Meet The Owners
Jeff’s lifelong passion for music and engineering started as a child more than forty years ago with a tape recorder and a toy piano. Now, with more than three decades of professional studio experiences as a client, engineer and producer, he has become a fixture in the regional music scene. In addition to being our engineer he's also a working musician who helps manage, promote, produce and record his own original bands modus and Mike Powell and The Echosound. Jeff is a graduate of Berklee College of Music, has a real bad vintage synthesizer addiction and is a record collector, a passion he inherited from his dad.
Pam is a second generation studio owner as well as a classically trained visual artist. She has a Masters degree from the Art Institute of Chicago and her credits range from national corporate identity packages and magazines to photos, merch and social media management for local bands. She also has a professional certification in Fundraising from New York University and is always happy to chat about potential grants and crowdfunding solutions like Kickstarter, Indiegogo or Patreon. Pam is our shop photographer, hospitality maven and semi-professional tea hoarder.
History of the Building
The New York Congregational Conference bought building lots at the corner of Genesee Street and Beverly Place in May 1919. Originally, a wooden church building was erected on the site in early 1920 and opened its doors onto what was known as “No Man’s Land,” a then unincorporated part of town now known as South Utica. In 1923 the congregation decided to begin fundraising for a new brick church to be designed by the architectural firm of Gouge & Ames and built on the adjacent lot for “no more than $50,000.” The original wooden church was moved to where the parking lot is now and construction on the brick building began in 1926. On October 9, 1927 the current church building opened to the public with an auditorium filled to capacity.
Shortly after the opening, South Church almost fell victim to the great depression but was saved through the “crowd funding” efforts of the community.
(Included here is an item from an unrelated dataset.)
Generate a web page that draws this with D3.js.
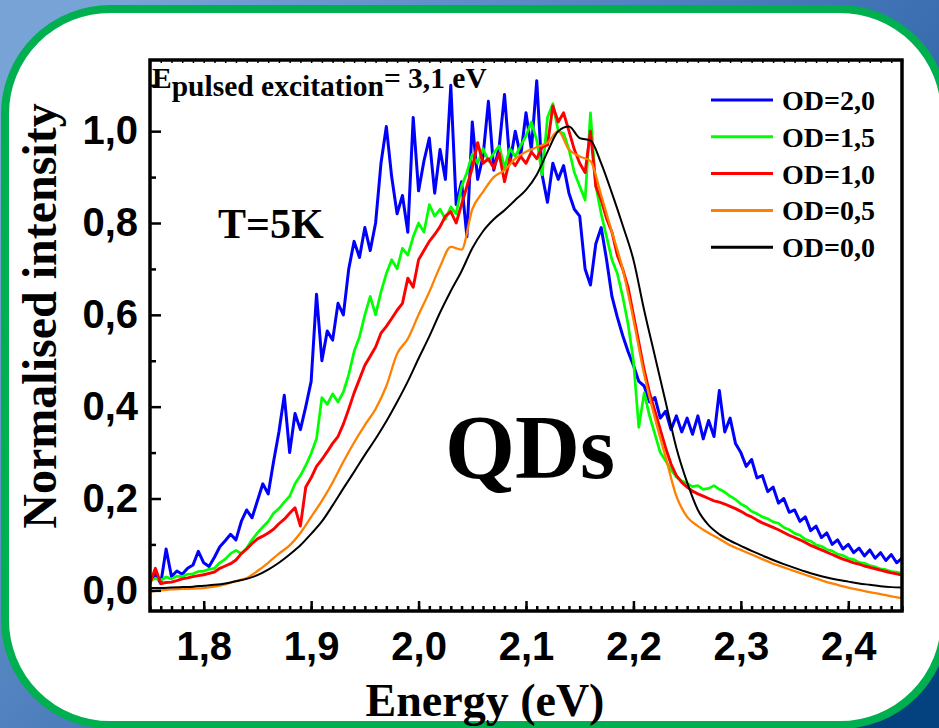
<!DOCTYPE html>
<html>
<head>
<meta charset="utf-8">
<script src="https://cdn.jsdelivr.net/npm/d3@7"></script>
<style>
body { margin: 0; background: #fff; }
svg { display: block; }
</style>
</head>
<body>
<div id="chart"></div>
<script>
//-------------------------DATA-------------------------\\
// energy grid: noisy spectra sampled every 5 meV, smooth ones every 10 meV
var energyStart = 1.75;
var fineStep = 0.005;
var coarseStep = 0.01;

var od20 = [
  0.020, 0.035, 0.015, 0.090, 0.030, 0.042, 0.035, 0.048, 0.055, 0.085,
  0.060, 0.052, 0.072, 0.095, 0.108, 0.122, 0.110, 0.150, 0.175, 0.158,
  0.195, 0.232, 0.210, 0.280, 0.345, 0.425, 0.300, 0.385, 0.350, 0.400,
  0.455, 0.645, 0.500, 0.565, 0.545, 0.625, 0.600, 0.700, 0.760, 0.725,
  0.790, 0.740, 0.800, 0.930, 1.010, 0.900, 0.820, 0.860, 0.780, 1.030,
  0.870, 0.935, 0.985, 0.865, 0.960, 0.895, 1.100, 0.840, 0.890, 0.770,
  1.020, 0.895, 0.945, 1.065, 0.915, 0.965, 1.080, 0.930, 1.000, 0.945,
  1.040, 0.960, 1.110, 0.905, 0.845, 0.930, 0.895, 0.925, 0.865, 0.830,
  0.815, 0.700, 0.665, 0.755, 0.790, 0.720, 0.640, 0.595, 0.555, 0.520,
  0.490, 0.455, 0.445, 0.410, 0.420, 0.375, 0.390, 0.350, 0.380, 0.345,
  0.375, 0.340, 0.380, 0.330, 0.370, 0.335, 0.435, 0.345, 0.375, 0.320,
  0.300, 0.270, 0.285, 0.245, 0.250, 0.215, 0.225, 0.190, 0.200, 0.170,
  0.175, 0.150, 0.160, 0.130, 0.140, 0.115, 0.125, 0.100, 0.110, 0.090,
  0.100, 0.082, 0.092, 0.075, 0.088, 0.070, 0.082, 0.065, 0.078, 0.060,
  0.070
];

var od15 = [
  0.020, 0.026, 0.022, 0.029, 0.025, 0.031, 0.030, 0.035, 0.036, 0.041,
  0.042, 0.046, 0.048, 0.060, 0.068, 0.080, 0.087, 0.080, 0.092, 0.110,
  0.125, 0.138, 0.150, 0.168, 0.178, 0.192, 0.205, 0.232, 0.250, 0.272,
  0.298, 0.330, 0.420, 0.405, 0.428, 0.410, 0.432, 0.470, 0.520, 0.552,
  0.600, 0.640, 0.600, 0.650, 0.690, 0.720, 0.700, 0.745, 0.730, 0.770,
  0.800, 0.780, 0.840, 0.815, 0.830, 0.808, 0.835, 0.820, 0.880, 0.910,
  0.950, 0.930, 0.962, 0.935, 0.952, 0.968, 0.920, 0.962, 0.945, 0.968,
  0.990, 1.020, 0.980, 0.905, 1.030, 1.060, 1.000, 0.995, 0.960, 0.910,
  0.880, 0.850, 1.040, 0.880, 0.820, 0.770, 0.720, 0.690, 0.640, 0.580,
  0.500, 0.355, 0.430, 0.380, 0.340, 0.300, 0.282, 0.262, 0.247, 0.238,
  0.233, 0.226, 0.228, 0.220, 0.222, 0.228, 0.220, 0.214, 0.205, 0.198,
  0.188, 0.182, 0.172, 0.167, 0.160, 0.156, 0.149, 0.146, 0.137, 0.132,
  0.124, 0.120, 0.111, 0.107, 0.099, 0.096, 0.089, 0.086, 0.079, 0.076,
  0.070, 0.067, 0.061, 0.059, 0.054, 0.051, 0.047, 0.045, 0.041, 0.040,
  0.037
];

var od10 = [
  0.015, 0.048, 0.015, 0.017, 0.018, 0.021, 0.025, 0.027, 0.030, 0.032,
  0.034, 0.037, 0.040, 0.048, 0.053, 0.058, 0.066, 0.080, 0.090, 0.102,
  0.112, 0.118, 0.125, 0.133, 0.145, 0.155, 0.168, 0.180, 0.140, 0.225,
  0.245, 0.270, 0.285, 0.302, 0.320, 0.335, 0.362, 0.395, 0.430, 0.460,
  0.490, 0.510, 0.530, 0.560, 0.575, 0.592, 0.610, 0.625, 0.680, 0.660,
  0.720, 0.740, 0.760, 0.775, 0.792, 0.815, 0.825, 0.800, 0.840, 0.880,
  0.920, 0.975, 0.930, 0.940, 0.920, 0.952, 0.890, 0.940, 0.925, 0.945,
  0.930, 0.955, 0.940, 0.965, 0.970, 1.055, 1.020, 1.040, 1.000, 0.960,
  0.930, 0.910, 1.000, 0.880, 0.850, 0.810, 0.780, 0.730, 0.700, 0.660,
  0.600, 0.540, 0.480, 0.430, 0.390, 0.350, 0.310, 0.275, 0.250, 0.235,
  0.225, 0.216, 0.210, 0.205, 0.200, 0.195, 0.192, 0.188, 0.183, 0.178,
  0.172, 0.165, 0.160, 0.153, 0.147, 0.142, 0.137, 0.132, 0.126, 0.120,
  0.115, 0.110, 0.104, 0.098, 0.093, 0.088, 0.083, 0.078, 0.073, 0.068,
  0.064, 0.060, 0.057, 0.053, 0.050, 0.047, 0.044, 0.041, 0.038, 0.036,
  0.033
];

var od05 = [
  -0.003, 0.000, 0.002, 0.003, 0.004, 0.005, 0.008, 0.013, 0.020, 0.027,
  0.042, 0.060, 0.080, 0.098, 0.125, 0.160, 0.195, 0.235, 0.280, 0.322,
  0.360, 0.395, 0.445, 0.515, 0.548, 0.600, 0.650, 0.705, 0.748, 0.742,
  0.830, 0.868, 0.900, 0.915, 0.940, 0.955, 0.965, 0.975, 1.000, 0.960,
  0.945, 0.935, 0.860, 0.780, 0.700, 0.590, 0.470, 0.375, 0.290, 0.205,
  0.160, 0.140, 0.125, 0.112, 0.098, 0.088, 0.078, 0.068, 0.058, 0.050,
  0.042, 0.034, 0.026, 0.018, 0.012, 0.006, 0.001, -0.004, -0.008, -0.013,
  -0.017
];

var od00 = [
  0.005, 0.005, 0.006, 0.007, 0.008, 0.010, 0.012, 0.015, 0.020, 0.025,
  0.033, 0.045, 0.060, 0.078, 0.098, 0.123, 0.150, 0.185, 0.222, 0.258,
  0.295, 0.330, 0.368, 0.410, 0.455, 0.505, 0.553, 0.605, 0.652, 0.695,
  0.745, 0.782, 0.808, 0.828, 0.850, 0.872, 0.905, 0.955, 1.000, 1.010,
  0.985, 0.980, 0.930, 0.865, 0.795, 0.720, 0.610, 0.510, 0.410, 0.310,
  0.235, 0.175, 0.142, 0.122, 0.108, 0.097, 0.086, 0.076, 0.066, 0.057,
  0.049, 0.041, 0.034, 0.028, 0.023, 0.019, 0.015, 0.012, 0.009, 0.007,
  0.006
];

var seriesNames = ["OD=2,0", "OD=1,5", "OD=1,0", "OD=0,5", "OD=0,0"];
var seriesColors = ["#0000ff", "#00ff00", "#ff0000", "#ff8000", "#000000"];
var xTicks = [1.8, 1.9, 2.0, 2.1, 2.2, 2.3, 2.4];
var yTicks = [0, 0.2, 0.4, 0.6, 0.8, 1.0];

var series = [
  { name: seriesNames[0], color: seriesColors[0], step: fineStep, values: od20, width: 3, smooth: false },
  { name: seriesNames[1], color: seriesColors[1], step: fineStep, values: od15, width: 2.7, smooth: false },
  { name: seriesNames[2], color: seriesColors[2], step: fineStep, values: od10, width: 2.9, smooth: false },
  { name: seriesNames[3], color: seriesColors[3], step: coarseStep, values: od05, width: 2.3, smooth: true },
  { name: seriesNames[4], color: seriesColors[4], step: coarseStep, values: od00, width: 2, smooth: true }
];

var serif = '"Liberation Serif", "Times New Roman", serif';
var sans = '"Liberation Sans", Arial, sans-serif';

var svg = d3.select("#chart")
    .append("svg")
    .attr("width", 939)
    .attr("height", 728);

//-------------------------BACKGROUND + FRAME-------------------------\\
var defs = svg.append("defs");
var grad = defs.append("linearGradient")
    .attr("id", "bg")
    .attr("x1", "0").attr("y1", "0.2")
    .attr("x2", "1").attr("y2", "0.9");
grad.append("stop").attr("offset", "0").attr("stop-color", "#78a3d6");
grad.append("stop").attr("offset", "0.55").attr("stop-color", "#3f72b4");
grad.append("stop").attr("offset", "1").attr("stop-color", "#03427f");

svg.append("rect")
    .attr("width", 939)
    .attr("height", 728)
    .attr("fill", "url(#bg)");

svg.append("rect")
    .attr("x", 5)
    .attr("y", 9)
    .attr("width", 940)
    .attr("height", 716)
    .attr("rx", 105)
    .attr("fill", "#fff")
    .attr("stroke", "#00b050")
    .attr("stroke-width", 8);

//-------------------------SCALES-------------------------\\
var plotLeft = 150, plotRight = 902, plotTop = 60, plotBottom = 611;

var x = d3.scaleLinear()
    .domain([1.75, 2.45])
    .range([plotLeft, plotRight]);

var y = d3.scaleLinear()
    .domain([-0.045, 1.155])
    .range([plotBottom, plotTop]);

var comma = function(d) { return d3.format(".1f")(d).replace(".", ","); };

defs.append("clipPath")
    .attr("id", "plotclip")
    .append("rect")
    .attr("x", plotLeft)
    .attr("y", plotTop)
    .attr("width", plotRight - plotLeft)
    .attr("height", plotBottom - plotTop);

//-------------------------SPECTRA-------------------------\\
var plot = svg.append("g").attr("clip-path", "url(#plotclip)");

series.forEach(function(s) {
    var line = d3.line()
        .curve(s.smooth ? d3.curveMonotoneX : d3.curveLinear)
        .x(function(d, i) { return x(energyStart + i * s.step); })
        .y(function(d) { return y(d); });
    plot.append("path")
        .datum(s.values)
        .attr("d", line)
        .attr("fill", "none")
        .attr("stroke", s.color)
        .attr("stroke-width", s.width)
        .attr("stroke-linejoin", "round");
});

//-------------------------AXES-------------------------\\
var minorX = d3.range(1.75, 2.4501, 0.01);
var minorY = [0.1, 0.3, 0.5, 0.7, 0.9, 1.1];

// bottom minor ticks
svg.append("g")
    .attr("transform", "translate(0," + plotBottom + ")")
    .call(d3.axisBottom(x).tickValues(minorX).tickSize(-5).tickFormat(""))
    .call(function(g) { g.select(".domain").remove(); })
    .selectAll("line").attr("stroke-width", 2.5);

// bottom major ticks + labels
var xAxis = svg.append("g")
    .attr("transform", "translate(0," + plotBottom + ")")
    .call(d3.axisBottom(x).tickValues(xTicks).tickSize(-10).tickPadding(21).tickFormat(comma));
xAxis.select(".domain").remove();
xAxis.selectAll("line").attr("stroke-width", 2.5);
xAxis.selectAll("text")
    .style("font-family", sans)
    .style("font-weight", "700")
    .style("font-size", "40px")
    .attr("fill", "#000");

// top small ticks
svg.append("g")
    .attr("transform", "translate(0," + plotTop + ")")
    .call(d3.axisTop(x).tickValues(minorX).tickSize(-3).tickFormat(""))
    .call(function(g) { g.select(".domain").remove(); })
    .selectAll("line").attr("stroke-width", 1.5);

// left minor ticks
svg.append("g")
    .attr("transform", "translate(" + plotLeft + ",0)")
    .call(d3.axisLeft(y).tickValues(minorY).tickSize(-6).tickFormat(""))
    .call(function(g) { g.select(".domain").remove(); })
    .selectAll("line").attr("stroke-width", 2.5);

// left major ticks + labels
var yAxis = svg.append("g")
    .attr("transform", "translate(" + plotLeft + ",0)")
    .call(d3.axisLeft(y).tickValues(yTicks).tickSize(-11).tickPadding(12).tickFormat(comma));
yAxis.select(".domain").remove();
yAxis.selectAll("line").attr("stroke-width", 2.5);
yAxis.selectAll("text")
    .style("font-family", sans)
    .style("font-weight", "700")
    .style("font-size", "40px")
    .attr("fill", "#000");

// frame
svg.append("rect")
    .attr("x", plotLeft)
    .attr("y", plotTop)
    .attr("width", plotRight - plotLeft)
    .attr("height", plotBottom - plotTop)
    .attr("fill", "none")
    .attr("stroke", "#000")
    .attr("stroke-width", 3.5);

//-------------------------AXIS TITLES-------------------------\\
svg.append("text")
    .attr("x", 485)
    .attr("y", 716)
    .attr("text-anchor", "middle")
    .style("font-family", serif)
    .style("font-weight", "700")
    .style("font-size", "46px")
    .text("Energy (eV)");

svg.append("text")
    .attr("transform", "translate(56,316) rotate(-90)")
    .attr("text-anchor", "middle")
    .style("font-family", serif)
    .style("font-weight", "700")
    .style("font-size", "48px")
    .text("Normalised intensity");

//-------------------------ANNOTATIONS-------------------------\\
var exc = svg.append("text")
    .attr("x", 152)
    .attr("y", 88)
    .style("font-family", serif)
    .style("font-weight", "700")
    .style("font-size", "29.5px");
exc.append("tspan").text("E");
exc.append("tspan").attr("dy", 8).text("pulsed excitation");
exc.append("tspan").attr("dy", -8).text("= 3,1 eV");

svg.append("text")
    .attr("x", 218)
    .attr("y", 238)
    .style("font-family", serif)
    .style("font-weight", "700")
    .style("font-size", "42px")
    .text("T=5K");

svg.append("text")
    .attr("x", 445)
    .attr("y", 478)
    .style("font-family", serif)
    .style("font-weight", "700")
    .style("font-size", "90px")
    .text("QDs");

//-------------------------LEGEND-------------------------\\
var legend = svg.selectAll(".legend")
    .data(series)
    .join("g")
    .attr("class", "legend")
    .attr("transform", function(d, i) { return "translate(711," + (100 + i * 36.8) + ")"; });

legend.append("line")
    .attr("x1", 0)
    .attr("x2", 62)
    .attr("stroke", function(d) { return d.color; })
    .attr("stroke-width", 3);

legend.append("text")
    .attr("x", 71)
    .attr("y", 10)
    .style("font-family", serif)
    .style("font-weight", "700")
    .style("font-size", "28px")
    .text(function(d) { return d.name; });
</script>
</body>
</html>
In 1937 the South Church bought a Buhl Pipe Organ that was played for the first time at Easter Sunday mass. In 1942 the old wooden church was finally demolished. In 1959 South Church became The United Church of Christ. In 1972 it became The First Church of the Nazarene and continued as such until it was put up for sale in 1998.
The building was purchased by its current owners in 2000 and underwent two and a half years of renovation under the supervision of audio industry icon John Storyk. The pipe organ was in serious disrepair and was donated to a company that refurbishes the instruments and sells them inexpensively to struggling congregations, and the pews were donated to the former occupants. The stained-glass windows were saved if possible or replaced with original one of a kind leaded glass done on the premises over the summer of 2002 by a visiting Zen monk.
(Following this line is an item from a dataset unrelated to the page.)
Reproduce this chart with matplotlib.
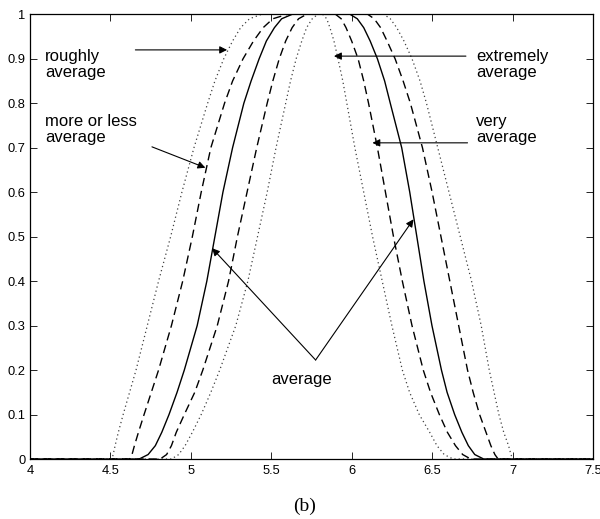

In 2003 it opened as Castle Recording Studio and continued until the owner’s retirement ten years later. The building was then taken over by his stepdaughter and son in law who added the Neve 5088 console, mic closet and the band residence. Pam and Jeff reopened the facility in 2013 as Big Blue North, the independently operated sister studio of famed Jersey City studio Big Blue Meenie which was run by their mentor and spirit animal, Tim Gilles.